* begin *
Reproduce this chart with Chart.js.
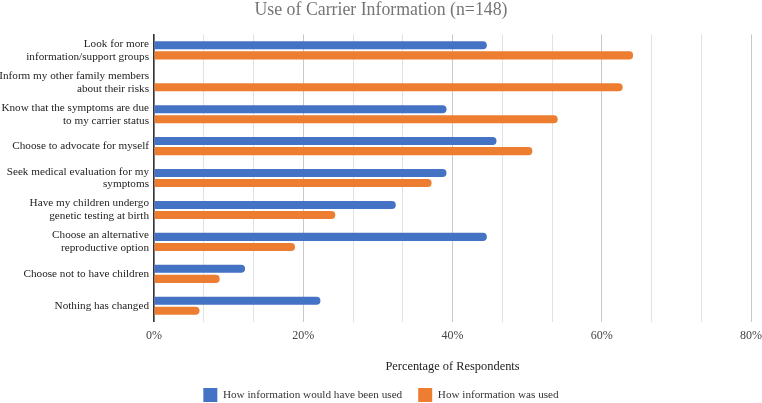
<!DOCTYPE html>
<html>
<head>
<meta charset="utf-8">
<script src="https://cdn.jsdelivr.net/npm/chart.js@4"></script>
<style>
    html, body { margin: 0; padding: 0; background: #fff; }
    #wrap { width: 762px; height: 403px; }
</style>
</head>
<body>
<div id="wrap"><canvas id="carrierChart"></canvas></div>
<script>
// ─────────────────────────────────────────────
// DATA (percent of n=148)
// ─────────────────────────────────────────────
const categories = [
    ['Look for more', 'information/support groups'],
    ['Inform my other family members', 'about their risks'],
    ['Know that the symptoms are due', 'to my carrier status'],
    'Choose to advocate for myself',
    ['Seek medical evaluation for my', 'symptoms'],
    ['Have my children undergo', 'genetic testing at birth'],
    ['Choose an alternative', 'reproductive option'],
    'Choose not to have children',
    'Nothing has changed'
];
const wouldHaveUsed = [44.6, null, 39.2, 45.9, 39.2, 32.4, 44.6, 12.2, 22.3];
const wasUsed = [64.2, 62.8, 54.1, 50.7, 37.2, 24.3, 18.9, 8.8, 6.1];
const seriesNames = ['How information would have been used', 'How information was used'];
const tickLabels = ['0%', '20%', '40%', '60%', '80%'];

const FONT = '"Liberation Serif", "Times New Roman", serif';

function isMajor(v) {
    const r = v / 20;
    return Math.abs(r - Math.round(r)) < 1e-6;
}

new Chart(document.getElementById('carrierChart').getContext('2d'), {
    type: 'bar',
    data: {
        labels: categories,
        datasets: [
            {
                label: seriesNames[0],
                data: wouldHaveUsed,
                backgroundColor: '#4472c4',
                borderRadius: 4
            },
            {
                label: seriesNames[1],
                data: wasUsed,
                backgroundColor: '#ed7d31',
                borderRadius: 4
            }
        ]
    },
    options: {
        indexAxis: 'y',
        responsive: true,
        maintainAspectRatio: false,
        animation: false,
        categoryPercentage: 0.63,
        barPercentage: 0.8,
        layout: { padding: { top: 0, bottom: -9, left: 0, right: 0 } },
        plugins: {
            title: {
                display: true,
                text: 'Use of Carrier Information (n=148)',
                color: '#757575',
                font: { family: FONT, size: 17.8, weight: 'normal' },
                padding: { top: 0, bottom: 13 }
            },
            legend: {
                position: 'bottom',
                labels: {
                    color: '#333',
                    boxWidth: 14,
                    boxHeight: 14,
                    padding: 16,
                    font: { family: FONT, size: 11.2 }
                }
            },
            tooltip: { enabled: false }
        },
        scales: {
            x: {
                min: 0,
                max: 80,
                ticks: {
                    stepSize: 20 / 3,
                    autoSkip: false,
                    maxRotation: 0,
                    padding: 0,
                    color: '#444',
                    font: { family: FONT, size: 12 },
                    callback: function (v) {
                        return isMajor(v) ? tickLabels[Math.round(v / 20)] : '';
                    }
                },
                grid: {
                    drawTicks: true,
                    tickLength: 7,
                    tickColor: 'rgba(0,0,0,0)',
                    color: function (c) {
                        return isMajor(c.tick.value) ? '#c9c9c9' : '#e2e2e2';
                    }
                },
                border: { display: false },
                title: {
                    display: true,
                    text: 'Percentage of Respondents',
                    color: '#222',
                    font: { family: FONT, size: 12.4 },
                    padding: { top: 16, bottom: -2 }
                }
            },
            y: {
                afterFit: function (scale) { scale.width = 154; },
                ticks: {
                    color: '#222',
                    padding: 5,
                    font: { family: FONT, size: 11.2, lineHeight: 1.15 }
                },
                grid: { display: false, drawTicks: false },
                border: { display: true, color: '#333', width: 1.5 }
            }
        }
    }
});
</script>
</body>
</html>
* end *
**Your objective:** Repeat the data exactly in full, omitting its pictures.

**Correct output:**
Reproduce this chart with Chart.js.
<!DOCTYPE html>
<html>
<head>
<meta charset="utf-8">
<script src="https://cdn.jsdelivr.net/npm/chart.js@4"></script>
<style>
    html, body { margin: 0; padding: 0; background: #fff; }
    #wrap { width: 762px; height: 403px; }
</style>
</head>
<body>
<div id="wrap"><canvas id="carrierChart"></canvas></div>
<script>
// ─────────────────────────────────────────────
// DATA (percent of n=148)
// ─────────────────────────────────────────────
const categories = [
    ['Look for more', 'information/support groups'],
    ['Inform my other family members', 'about their risks'],
    ['Know that the symptoms are due', 'to my carrier status'],
    'Choose to advocate for myself',
    ['Seek medical evaluation for my', 'symptoms'],
    ['Have my children undergo', 'genetic testing at birth'],
    ['Choose an alternative', 'reproductive option'],
    'Choose not to have children',
    'Nothing has changed'
];
const wouldHaveUsed = [44.6, null, 39.2, 45.9, 39.2, 32.4, 44.6, 12.2, 22.3];
const wasUsed = [64.2, 62.8, 54.1, 50.7, 37.2, 24.3, 18.9, 8.8, 6.1];
const seriesNames = ['How information would have been used', 'How information was used'];
const tickLabels = ['0%', '20%', '40%', '60%', '80%'];

const FONT = '"Liberation Serif", "Times New Roman", serif';

function isMajor(v) {
    const r = v / 20;
    return Math.abs(r - Math.round(r)) < 1e-6;
}

new Chart(document.getElementById('carrierChart').getContext('2d'), {
    type: 'bar',
    data: {
        labels: categories,
        datasets: [
            {
                label: seriesNames[0],
                data: wouldHaveUsed,
                backgroundColor: '#4472c4',
                borderRadius: 4
            },
            {
                label: seriesNames[1],
                data: wasUsed,
                backgroundColor: '#ed7d31',
                borderRadius: 4
            }
        ]
    },
    options: {
        indexAxis: 'y',
        responsive: true,
        maintainAspectRatio: false,
        animation: false,
        categoryPercentage: 0.63,
        barPercentage: 0.8,
        layout: { padding: { top: 0, bottom: -9, left: 0, right: 0 } },
        plugins: {
            title: {
                display: true,
                text: 'Use of Carrier Information (n=148)',
                color: '#757575',
                font: { family: FONT, size: 17.8, weight: 'normal' },
                padding: { top: 0, bottom: 13 }
            },
            legend: {
                position: 'bottom',
                labels: {
                    color: '#333',
                    boxWidth: 14,
                    boxHeight: 14,
                    padding: 16,
                    font: { family: FONT, size: 11.2 }
                }
            },
            tooltip: { enabled: false }
        },
        scales: {
            x: {
                min: 0,
                max: 80,
                ticks: {
                    stepSize: 20 / 3,
                    autoSkip: false,
                    maxRotation: 0,
                    padding: 0,
                    color: '#444',
                    font: { family: FONT, size: 12 },
                    callback: function (v) {
                        return isMajor(v) ? tickLabels[Math.round(v / 20)] : '';
                    }
                },
                grid: {
                    drawTicks: true,
                    tickLength: 7,
                    tickColor: 'rgba(0,0,0,0)',
                    color: function (c) {
                        return isMajor(c.tick.value) ? '#c9c9c9' : '#e2e2e2';
                    }
                },
                border: { display: false },
                title: {
                    display: true,
                    text: 'Percentage of Respondents',
                    color: '#222',
                    font: { family: FONT, size: 12.4 },
                    padding: { top: 16, bottom: -2 }
                }
            },
            y: {
                afterFit: function (scale) { scale.width = 154; },
                ticks: {
                    color: '#222',
                    padding: 5,
                    font: { family: FONT, size: 11.2, lineHeight: 1.15 }
                },
                grid: { display: false, drawTicks: false },
                border: { display: true, color: '#333', width: 1.5 }
            }
        }
    }
});
</script>
</body>
</html>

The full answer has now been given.